The Homer Simpson Effect means that in order to “make room” for new learning, your brain weeds out prior learning. We specifically tend to forget information that is similar to the new information. While more work needs to be done to fully understand the mechanism, it seems that the frontal cortex is sending a signal that inhibits retrieval of prior learning in order to make it easier to encode and retrieve new information. The older information is still there, but it becomes temporarily harder to access, giving the new information a chance to take hold.
Expect Performance Dips
This “unlearning to learn” behavior probably helped our ancestors develop increasingly more effective survival strategies, rather than sticking with things we already knew. When you are in the middle of the process, however, it can be just as vexing as it is helpful. If you are teaching people a change to an existing process or a new procedure that is similar to, but also different from a previous one, you need to allow some extra time for learners to integrate prior and new learning. If learners need to go back on the job and use both bodies of knowledge, there may be a temporary drop in the performance of the earlier skill while their brains struggle to integrate and also separate the two.
An Example from Essentials of Brain-Based Learning
I observed the Homer Simpson effect first-hand while teaching a recent session of Essentials of Brain-Based Learning for ATD. My audience was comprised of experienced learning professionals. I knew that many of the adult learning techniques these participants already knew would be seen in a new light by the end of our three sessions together, as seen through the lens of neuroscience. However, during the first two weeks, I noticed that most participants tended to question everything they already knew about learning. Their brains were clearing the way for new information to settle in. By our last session they were starting to integrate the new brain-based practices into their existing body of knowledge.
Minimizing the Homer Simpson Effect
If you are teaching a new skill that has similarities to a previously learned skill, here are a few things to keep in mind:
- Tell your participants to expect some unlearning to occur. If they are aware of the Homer Simpson effect, they will be better prepared to select which parts of the old learning will still be useful.

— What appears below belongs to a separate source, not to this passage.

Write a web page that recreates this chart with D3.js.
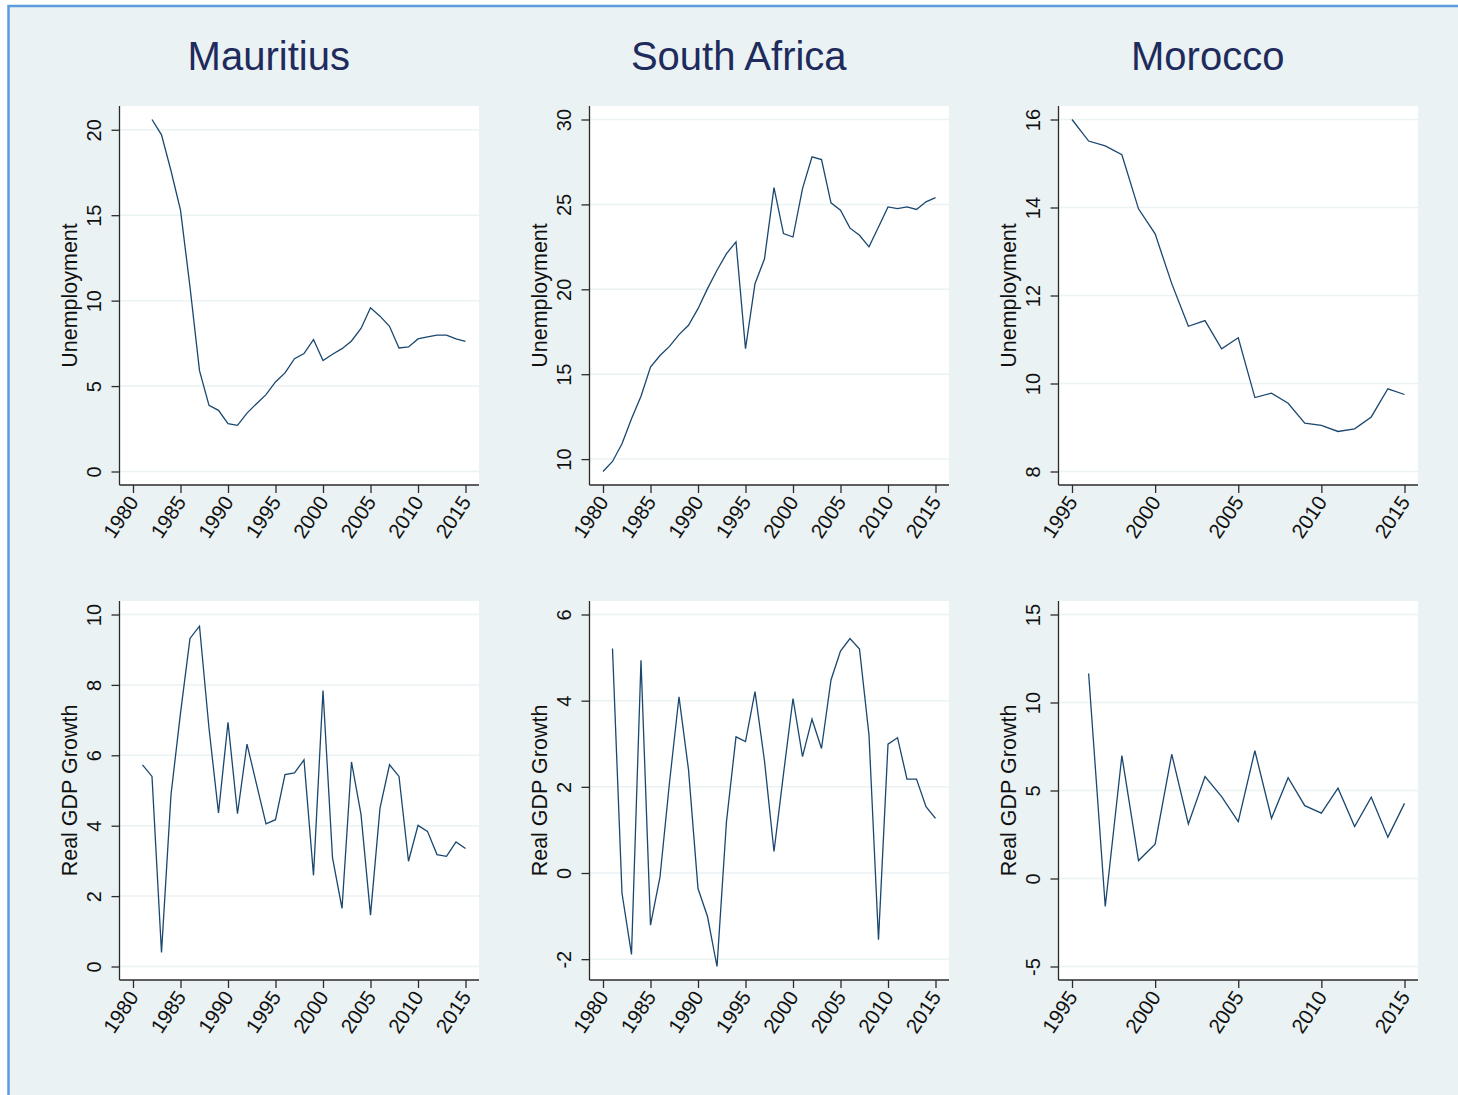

- Link the new information to previous learning, so participants can more easily locate those suppressed neural pathways to the earlier skill. For example, if you are teaching a new software application that has similarities to an application that your learners already know, comparing and contrasting the two skills can help learners incorporate the new concepts without completely throwing out the old ones.
In Essentials of Brain-Based Learning, I was aware that the Homer Simpson effect might apply, so I built in many references to instructional design before we knew how the brain learns. Some of those earlier techniques are still quite relevant, while others need to be replaced by more recent findings.
It’s funny how our brains work. Just because I’m aware of certain revelations coming out of neuroscience doesn’t mean that my brain is any smarter. I recently learned how to use Adobe FrameMaker to fulfill a client’s request for a technical manual. After working on that project for several weeks, I found myself staring blankly at a blank screen in Microsoft Word, unable to remember where to begin to write a new document.